One of the mechanical puppets being manipulated

The Hitachi Furyumono (日立風流物) is a parade in Hitachi city, Japan. It is held during Hitachi Sakura Matsuri (日立さくらまつり), the annual cherry blossom festival in April, and the Great Festival at the local Kamine Shrine once in every seven years in May. It is inscribed on the UNESCO Intangible Cultural Heritage Lists as a part of "Yama, Hoko, Yatai, float festivals in Japan", 33 traditional Japan festivals.

== Parade ==
Furyumono is a puppet show performed onstage on the floats. Each of four local communities - Kita-machi (北町), Higashi-machi (東町), Nishi-machi (西町) and Moto-machi (元町) - has their own float. During the annual festival, one community presents its parade float each year. During the Great Festival at Kamine Shrine, the four communities compete for the most skilled puppeteers and the best hospitality to the local deity.

The floats are five tons in weight, 15 meters in height, and from 3 to 8 meters in width. Each of them has a five-storied stage, and on each stage puppets play a scene of one story respectively.

Each puppet is controlled by three to five puppeteers manipulating the ropes.

== History ==
The origin of the parade goes back to 1695. According to Kamine Shrine, Tokugawa Mitsukuni, the second lord of Mito Domain, appointed Kamine Shrine as the Sou-Chinju, the local tutelary shrine.
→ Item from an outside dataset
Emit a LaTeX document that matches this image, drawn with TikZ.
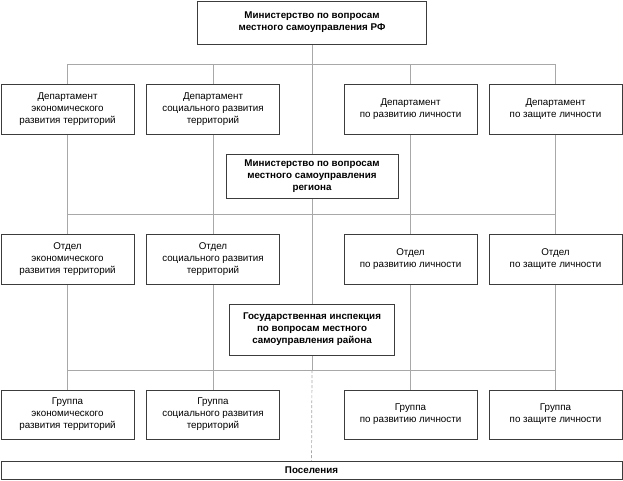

People held religious festivals and dedicated floats to the shrine.

In the early 18th century, a puppet show began supposedly imitating Ningyō jōruri, the puppet theater with chanted narration that was very popular in Edo and Osaka area at that time.

In 1945, most of the floats were lost in the war disasters, but Furyumono was restored in 1958. In addition, the existing float was registered as the Important Tangible Folk Cultural Property in 1959.

In 1977, Furyumono was registered as the Important Intangible Folk Cultural Property.

In 2009, it was inscribed on the UNESCO Intangible Cultural Heritage Lists with the Yamahoko parade of Gion Matsuri.　In 2016, these two parades and 31 traditional festivals were registered on the UNESCO Intangible Cultural Heritage Lists as "Yama, Hoko, Yatai, float festivals in Japan", the representative examples showing the diversity of Japan local cultures.